Boat
Old English bāt, of Germanic origin.
wiktionary
From Middle English bot, boot, boet, boyt(“boat”), from Old English bāt(“boat”), from Proto-Germanic *baitaz, *baitą(“boat, small ship”), from Proto-Indo-European *bʰeyd-(“to break, split”). Cognate with Old Norse beit(“boat”), Middle Dutch beitel(“little boat”).
Old Norse bátr (whence Icelandic bátur, Norwegian båt, Danish båd), Dutch boot, German Boot, Occitan batèl and French bateau are all ultimately borrowings from the Old English word.
etymonline
boat (n.)
"small open vessel (smaller than a ship) used to cross waters, propelled by oars, a sail, or (later) an engine," Old English bat, from Proto-Germanic *bait- (source also of Old Norse batr, Dutch boot, German Boot), possibly from PIE root *bheid- "to split," if the notion is of making a boat by hollowing out a tree trunk or from split planking. Or it may be an extension of the name for some part of a ship.

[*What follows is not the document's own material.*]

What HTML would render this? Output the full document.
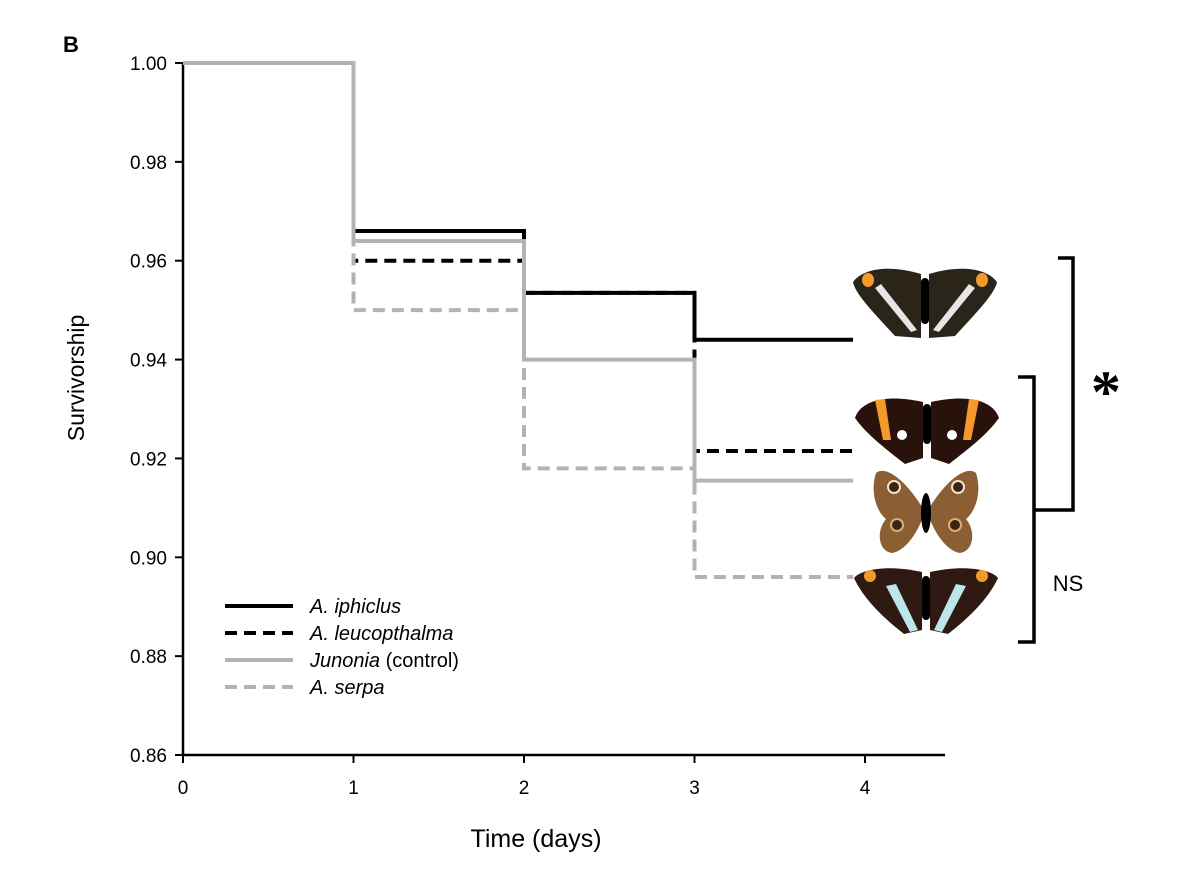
<!DOCTYPE html>
<html><head><meta charset="utf-8"><style>
body{margin:0;background:#fff;}
svg{display:block;font-family:"Liberation Sans",Arial,sans-serif;}
</style></head><body>
<svg id="c" width="1180" height="874" viewBox="0 0 1180 874">
<text x="63" y="52" font-size="22" font-weight="bold">B</text>
<g id="axes"></g>
<g id="series"></g>
<g id="legend"></g>
<g>
 <g transform="translate(925,304)">
  <path d="M-4,-30 C-30,-38 -60,-38 -72,-22 C-70,-10 -50,10 -30,32 L-4,34 Z" fill="#2b2418"/>
  <path d="M4,-30 C30,-38 60,-38 72,-22 C70,-10 50,10 30,32 L4,34 Z" fill="#2b2418"/>
  <path d="M-50,-16 L-44,-20 L-8,26 L-14,28 Z" fill="#e6e6e6"/><path d="M50,-16 L44,-20 L8,26 L14,28 Z" fill="#e6e6e6"/>
  <ellipse cx="-57" cy="-24" rx="6" ry="7" fill="#f39a2a"/><ellipse cx="57" cy="-24" rx="6" ry="7" fill="#f39a2a"/>
  <rect x="-4" y="-26" width="8" height="46" rx="4" fill="#000"/>
 </g>
 <g transform="translate(927,430)">
  <path d="M-4,-28 C-40,-36 -66,-30 -72,-12 C-60,5 -40,20 -22,34 L-4,28 Z" fill="#2a120c"/>
  <path d="M4,-28 C40,-36 66,-30 72,-12 C60,5 40,20 22,34 L4,28 Z" fill="#2a120c"/>
  <path d="M-52,-30 L-42,-31 L-36,10 L-44,10 Z" fill="#f39a2a"/><path d="M52,-30 L42,-31 L36,10 L44,10 Z" fill="#f39a2a"/>
  <circle cx="-25" cy="5" r="5" fill="#fff"/><circle cx="25" cy="5" r="5" fill="#fff"/>
  <rect x="-4" y="-26" width="8" height="40" rx="4" fill="#000"/>
 </g>
 <g transform="translate(926,511)">
  <path d="M-4,-4 C-20,-30 -40,-46 -50,-38 C-56,-20 -50,0 -40,8 C-50,20 -48,40 -34,42 C-20,40 -8,20 -4,8 Z" fill="#8b5e34"/>
  <path d="M4,-4 C20,-30 40,-46 50,-38 C56,-20 50,0 40,8 C50,20 48,40 34,42 C20,40 8,20 4,8 Z" fill="#8b5e34"/>
  <circle cx="-32" cy="-24" r="6" fill="#3a2414" stroke="#f0e4d0" stroke-width="2"/><circle cx="32" cy="-24" r="6" fill="#3a2414" stroke="#f0e4d0" stroke-width="2"/>
  <circle cx="-29" cy="14" r="6" fill="#3a2414" stroke="#d8b070" stroke-width="2"/><circle cx="29" cy="14" r="6" fill="#3a2414" stroke="#d8b070" stroke-width="2"/>
  <ellipse cx="0" cy="2" rx="5" ry="20" fill="#000"/>
 </g>
 <g transform="translate(926,600)">
  <path d="M-4,-28 C-40,-36 -66,-30 -72,-22 C-62,0 -40,20 -22,34 L-4,30 Z" fill="#2e1a12"/>
  <path d="M4,-28 C40,-36 66,-30 72,-22 C62,0 40,20 22,34 L4,30 Z" fill="#2e1a12"/>
  <path d="M-40,-14 L-30,-16 L-8,30 L-16,32 Z" fill="#bde6ea"/><path d="M40,-14 L30,-16 L8,30 L16,32 Z" fill="#bde6ea"/>
  <ellipse cx="-56" cy="-24" rx="6" ry="6" fill="#f39a2a"/><ellipse cx="56" cy="-24" rx="6" ry="6" fill="#f39a2a"/>
  <rect x="-4" y="-24" width="8" height="44" rx="4" fill="#000"/>
 </g>
</g>
<g stroke="#000" stroke-width="3.5" fill="none">
 <path d="M1058,258 H1073 V510 H1035"/>
 <path d="M1018,377 H1034 V642 H1018"/>
</g>
<text x="1106" y="412" font-size="60" font-weight="bold" text-anchor="middle" font-family="Liberation Serif,serif">*</text>
<text x="1068" y="591" font-size="22" text-anchor="middle">NS</text>
</svg>
<script>
const xTicks=[0,1,2,3,4];
const yTicks=[0.86,0.88,0.90,0.92,0.94,0.96,0.98,1.00];
const yLabels=["0.86","0.88","0.90","0.92","0.94","0.96","0.98","1.00"];
const times=[0,1,2,3,3.93];
const iphiclus=[1.0,0.966,0.9535,0.944];
const leucopthalma=[1.0,0.960,0.9535,0.9215];
const junonia=[1.0,0.964,0.940,0.9155];
const serpa=[1.0,0.950,0.918,0.896];
const names=["A. iphiclus","A. leucopthalma","Junonia","A. serpa"];
const NS="http://www.w3.org/2000/svg";
const X=v=>183+v*170.5, Y=v=>63+(1.0-v)/0.14*692;
function mk(t,a,p){const e=document.createElementNS(NS,t);for(const k in a)e.setAttribute(k,a[k]);p.appendChild(e);return e;}
const ax=document.getElementById('axes');
let l=mk('line',{x1:183,y1:62,x2:183,y2:755,stroke:'#000','stroke-width':2.5},ax);


l=mk('line',{x1:182,y1:755,x2:945,y2:755,stroke:'#000','stroke-width':2.5},ax);


yTicks.forEach((v,i)=>{mk('line',{x1:175,x2:183,y1:Y(v),y2:Y(v),stroke:'#000','stroke-width':2},ax);
 const t=mk('text',{x:167,y:Y(v)+7,'font-size':19,'text-anchor':'end'},ax);t.textContent=yLabels[i];
 
 });
xTicks.forEach(v=>{mk('line',{x1:X(v),x2:X(v),y1:755,y2:763,stroke:'#000','stroke-width':2},ax);
 const t=mk('text',{x:X(v),y:794,'font-size':19,'text-anchor':'middle'},ax);t.textContent=v;
 
 });
let t=mk('text',{x:536,y:847,'font-size':25,'text-anchor':'middle'},ax);t.textContent='Time (days)';


t=mk('text',{x:0,y:0,'font-size':23,'text-anchor':'middle',transform:'translate(84,378) rotate(-90)'},ax);t.textContent='Survivorship';


const styles=[{c:'#000',d:''},{c:'#000',d:'12,7'},{c:'#b3b3b3',d:''},{c:'#b3b3b3',d:'12,7'}];
const data=[iphiclus,leucopthalma,junonia,serpa];
const sg=document.getElementById('series');
[1,0,3,2].forEach(i=>{const s=data[i];let d='M'+X(times[0])+','+Y(s[0]);
 for(let k=0;k<s.length;k++){d+=' H'+X(times[k+1]);if(k+1<s.length)d+=' V'+Y(s[k+1]);}
 const p=mk('path',{d:d,fill:'none',stroke:styles[i].c,'stroke-width':4,'stroke-dasharray':styles[i].d},sg);
 
 });
const lg=document.getElementById('legend');
const lab=[['A. iphiclus',''],['A. leucopthalma',''],['Junonia',' (control)'],['A. serpa','']];
lab.forEach((L,i)=>{const y=606+i*27;
 const g=mk('g',{},lg);
 
 
 mk('line',{x1:225,x2:293,y1:y,y2:y,stroke:styles[i].c,'stroke-width':4,'stroke-dasharray':styles[i].d},g);
 const tx=mk('text',{x:310,y:y+7,'font-size':20},g);
 const it=mk('tspan',{'font-style':'italic'},tx);it.textContent=L[0];
 if(L[1]){const n=mk('tspan',{},tx);n.textContent=L[1];}});
</script>
</body></html>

French bateau "boat" is from Old English or Norse. Spanish batel, Italian battello, Medieval Latin batellus likewise probably are from Germanic. Of serving vessels resembling a boat, by 1680s. The image of being in the same boat "subject to similar challenges and difficulties" is by 1580s; to rock the boat "disturb stability" is from 1914.